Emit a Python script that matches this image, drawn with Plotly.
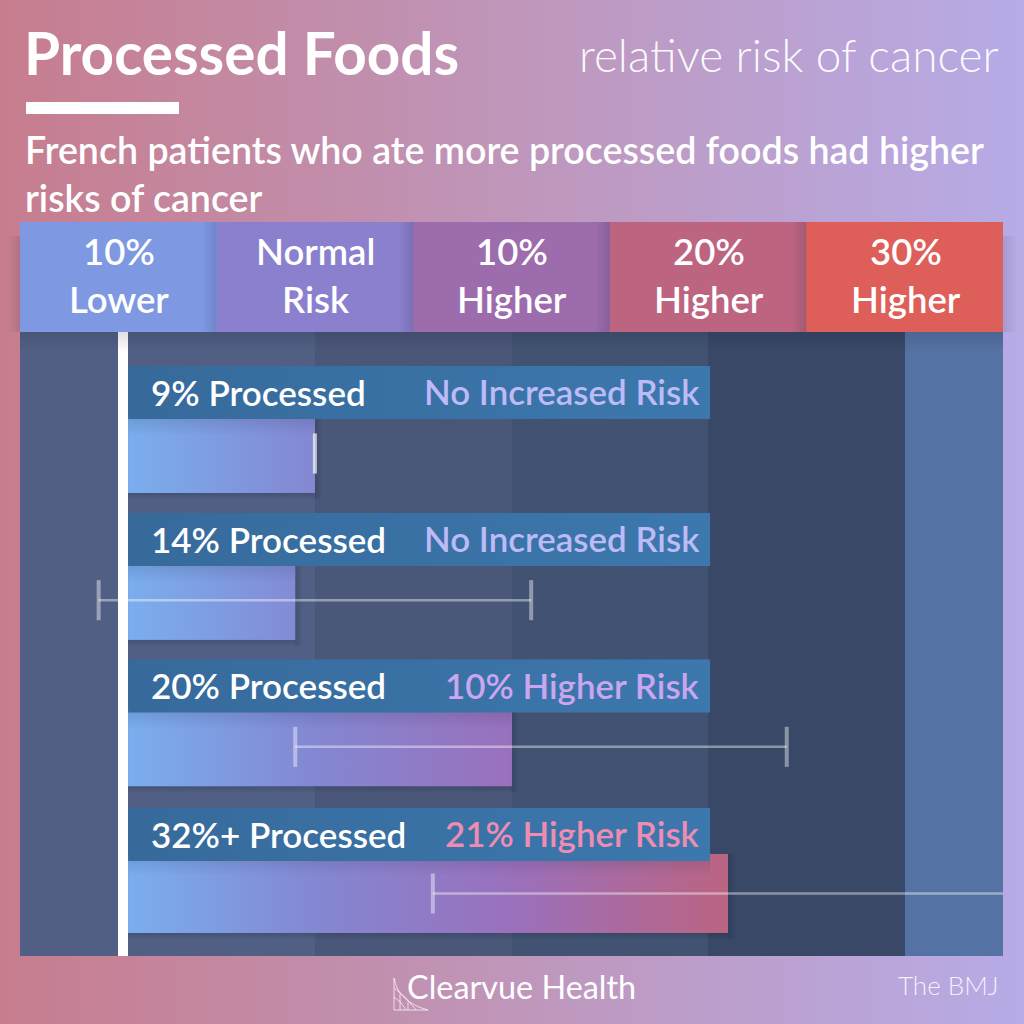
import plotly.graph_objects as go

# ---- data ----
row_names = ["9% Processed", "14% Processed", "20% Processed", "32%+ Processed"]
risk_labels = ["No Increased Risk", "No Increased Risk", "10% Higher Risk", "21% Higher Risk"]
risk_colors = ["#BDBBF6", "#BDBBF6", "#C9A6EE", "#EF8CB2"]
relative_risk = [1.00, 0.99, 1.10, 1.21]
ci_low = [1.00, 0.89, 0.99, 1.06]
ci_high = [1.00, 1.11, 1.24, 1.38]
header_values = [0.9, 1.0, 1.1, 1.2, 1.3]
header_top = ["10%", "Normal", "10%", "20%", "30%"]
header_bottom = ["Lower", "Risk", "Higher", "Higher", "Higher"]
header_colors = ["#7E98E2", "#8A80CE", "#9C6CAD", "#BC6480", "#DE5E59"]
band_edges = [0.85, 0.9, 1.0, 1.1, 1.2, 1.3, 1.35]
band_colors = ["#525F84", "#505F83", "#4A5779", "#415272", "#384866", "#5572A4"]
gradient_stops = [(0.905, "#7AAEEE"), (1.0, "#8487D2"), (1.1, "#9A70BC"), (1.21, "#BB6482")]

FONT = "Lato"
ROW = 146.67
BASE = 0.905
STRIP_END = 1.201
STRIP_CENTERS = [392.5, 539.5, 686.0, 834.5]
def yp(p): return (p - 453.5) / ROW
def xpx(v): return 118.5 + (v - 0.9) * 1967.5
DX = 0.1 / 196.75

fig = go.Figure()

def rect(x0, x1, y0, y1, c0, c1=None, kind="horizontal", xa="x2", ya="y2", start=None, stop=None, stops=None):
    c1 = c1 or c0
    scale = stops or [[0, c0], [1, c1]]
    if start is None:
        start, stop = (x0, x1) if kind == "horizontal" else (y0, y1)
    fig.add_trace(go.Scatter(x=[x0, x1, x1, x0, x0], y=[y0, y0, y1, y1, y0], mode="none", fill="toself",
                             fillgradient=dict(type=kind, colorscale=scale, start=start, stop=stop),
                             hoverinfo="skip", showlegend=False, xaxis=xa, yaxis=ya))

# background, in a full-page pixel subplot
rect(0, 1024, 0, 1024, "", xa="x", ya="y", stops=[[0, "#C77D8E"], [0.5, "#BF96BA"], [1, "#B7ABE6"]])
# shadows of the header on the page
rect(8, 20, 236, 332, "rgba(40,30,60,0)", "rgba(40,30,60,0.13)", xa="x", ya="y")
rect(1003, 1017, 236, 332, "rgba(40,30,60,0.12)", "rgba(40,30,60,0)", xa="x", ya="y")

# bands
fig.add_trace(go.Bar(orientation="h", base=band_edges[:-1],
                     x=[b - a for a, b in zip(band_edges[:-1], band_edges[1:])],
                     y=[(yp(332) + yp(956)) / 2] * len(band_colors), width=yp(956) - yp(332),
                     marker=dict(color=band_colors, line_width=0), hoverinfo="skip", xaxis="x2", yaxis="y2"))
# header cells
fig.add_trace(go.Bar(orientation="h", base=[v - 0.05 for v in header_values], x=[0.1] * 5,
                     y=[(yp(222) + yp(332)) / 2] * 5, width=yp(332) - yp(222),
                     marker=dict(color=header_colors, line_width=0), hoverinfo="skip", xaxis="x2", yaxis="y2"))
# white baseline
fig.add_trace(go.Bar(orientation="h", base=[0.9], x=[BASE - 0.9], y=[(yp(332) + yp(956)) / 2], width=yp(956) - yp(332),
                     marker=dict(color="#FFFFFF", line_width=0), hoverinfo="skip", xaxis="x2", yaxis="y2"))
# value bars, solid underlay
rows = list(range(len(row_names)))
fig.add_trace(go.Bar(orientation="h", base=[BASE] * 4, x=[v - BASE for v in relative_risk], y=rows, width=79 / ROW,
                     marker=dict(color="#8487D2", line_width=0), hoverinfo="skip", xaxis="x2", yaxis="y2"))

# header shadows
for v in header_values[1:]:
    e = v - 0.05
    rect(e - 14 * DX, e, yp(222), yp(332), "rgba(30,30,60,0)", "rgba(30,30,60,0.16)")
# panel top shadow
rect(0.85, 1.35, yp(332), yp(352), "rgba(20,20,40,0.14)", "rgba(20,20,40,0)", kind="vertical")

lo, hi = gradient_stops[0][0], gradient_stops[-1][0]
scale = [[(v - lo) / (hi - lo), c] for v, c in gradient_stops]
for i, v in enumerate(relative_risk):
    top, bottom = i - 39.5 / ROW, i + 39.5 / ROW
    # soft shadow
    rect(v, v + 8 * DX, top, bottom + 6 / ROW, "rgba(15,20,40,0.20)", "rgba(15,20,40,0)")
    rect(BASE, v, bottom, bottom + 7 / ROW, "rgba(15,20,40,0.18)", "rgba(15,20,40,0)", kind="vertical")
    rect(BASE, v, top, bottom, "", stops=scale, start=lo, stop=hi)
    # strip shadow on top of the bar
    rect(BASE, STRIP_END if v > STRIP_END else v, top, top + 22 / ROW, "rgba(20,30,60,0.16)", "rgba(20,30,60,0)", kind="vertical")

for c in STRIP_CENTERS:
    rect(BASE, STRIP_END, yp(c - 26.5), yp(c + 26.5), "#376A9B", "#3C78AE")

for i in rows:
    fig.add_trace(go.Scatter(x=[ci_low[i], ci_high[i]], y=[i, i], mode="lines+markers",
                             line=dict(color="rgba(255,255,255,0.42)", width=2.5),
                             marker=dict(symbol="line-ns", size=28.6, color="rgba(255,255,255,0.42)",
                                         line=dict(width=4, color="rgba(255,255,255,0.42)")),
                             hoverinfo="skip", showlegend=False, xaxis="x2", yaxis="y2"))

def note(text, x, y, size, color="#FFFFFF", anchor="left", weight=400):
    fig.add_annotation(text=text, xref="paper", yref="paper", x=x / 1024, y=1 - y / 1024, xanchor=anchor, yanchor="middle",
                       showarrow=False, font=dict(family=FONT, size=size, color=color, weight=weight))

note("Processed Foods", 22, 52, 58.4, weight=700)
note("relative risk of cancer", 1001, 54, 45.9, anchor="right", weight=300, color="rgba(255,255,255,0.95)")
note("French patients who ate more processed foods had higher", 23, 149, 37.6, weight=600)
note("risks of cancer", 23, 197, 37.6, weight=600)
for v, a, b in zip(header_values, header_top, header_bottom):
    note(a, xpx(v), 251, 36.5, anchor="center", weight=600)
    note(b, xpx(v), 299, 36.5, anchor="center", weight=600)
for i, c in enumerate(STRIP_CENTERS):
    note(row_names[i], 149, c - 1, 35, weight=600)
    note(risk_labels[i], 702, c - 1, 34.9, color=risk_colors[i], anchor="right", weight=600)
note("Clearvue Health", 405, 986, 32.4)
note("The BMJ", 1001, 985, 26, anchor="right", weight=300, color="rgba(255,255,255,0.85)")

shapes = [dict(type="rect", xref="paper", yref="paper", x0=26 / 1024, x1=179 / 1024, y0=1 - 114 / 1024, y1=1 - 102 / 1024,
               fillcolor="#FFFFFF", line_width=0)]
def lpx(d):
    return dict(type="path", path=d, xref="x", yref="y", line=dict(color="rgba(255,255,255,0.7)", width=1), layer="above")
for d in ["M 394 978 L 394 1010 L 428 1010", "M 394 978 Q 398 1002 428 1010", "M 394 988 Q 406 996 416 1010",
          "M 394 997 Q 402 1002 406 1010", "M 400 994 L 400 1010", "M 408 1002 L 408 1010"]:
    shapes.append(lpx(d))

fig.update_layout(
    width=1024, height=1024, margin=dict(l=0, r=0, t=0, b=0), paper_bgcolor="rgba(0,0,0,0)", plot_bgcolor="rgba(0,0,0,0)",
    barmode="overlay", showlegend=False, shapes=shapes, bargap=0,
    xaxis=dict(domain=[0, 1], range=[0, 1024], visible=False),
    yaxis=dict(domain=[0, 1], range=[1024, 0], visible=False),
    xaxis2=dict(domain=[20 / 1024, 1003 / 1024], range=[0.85, 1.35], visible=False, anchor="y2"),
    yaxis2=dict(domain=[1 - 956 / 1024, 1 - 222 / 1024], range=[yp(956), yp(222)], visible=False, anchor="x2"),
)
fig.write_html("out.html", config=dict(displayModeBar=False),
               post_script="document.body.style.margin='0';var s=document.createElement('style');s.textContent='text{font-variant-ligatures:none}';document.head.appendChild(s);")
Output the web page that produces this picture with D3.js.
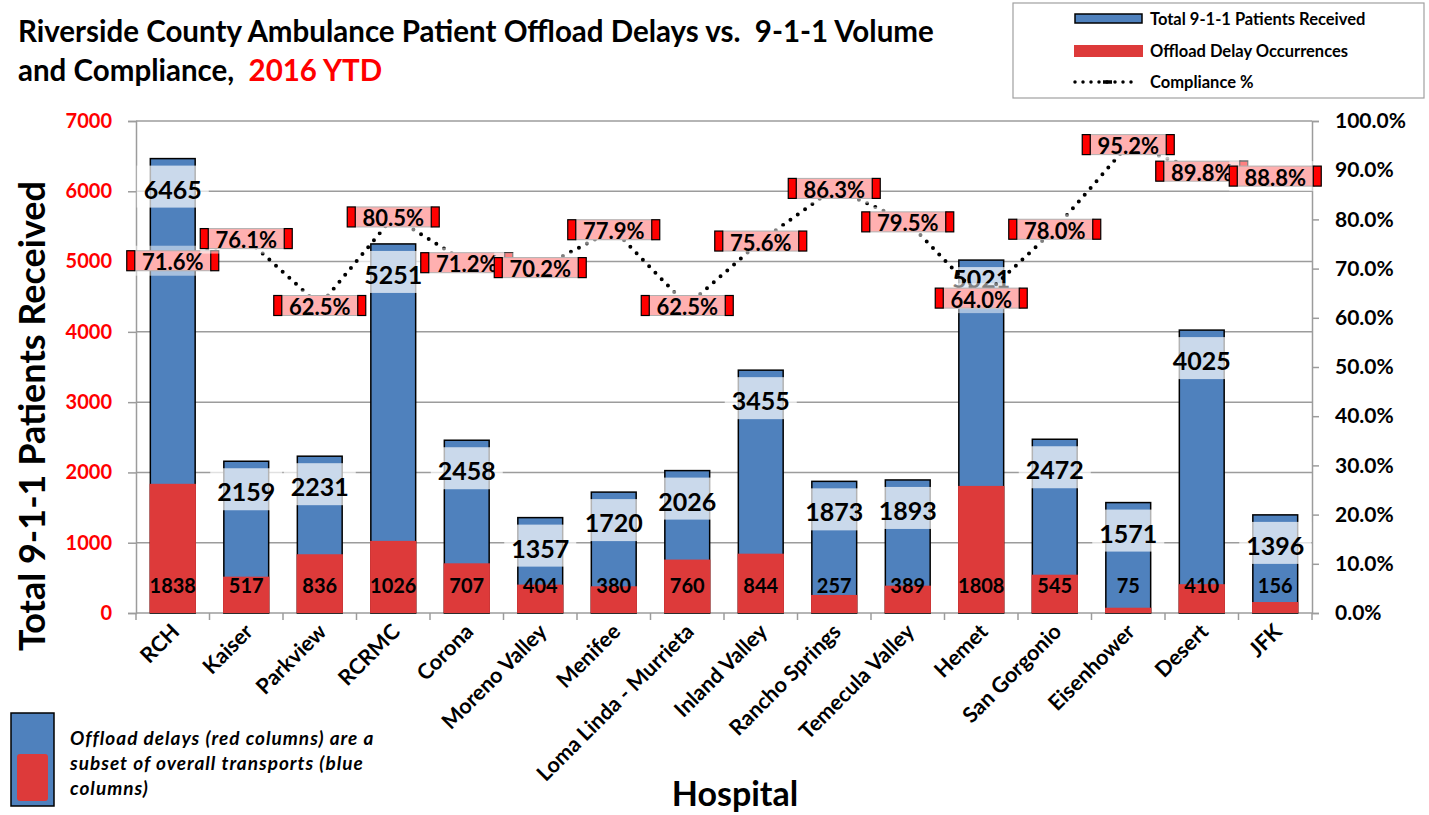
----------------------------------------
# EXERCISE
Return nothing but the lines running from the start of the data to the line with "import plotly.graph_objects as go", please, both ends included and no pictures.

# SOLVED PROBLEM
Emit a Python script that matches this image, drawn with Plotly.
import plotly.graph_objects as go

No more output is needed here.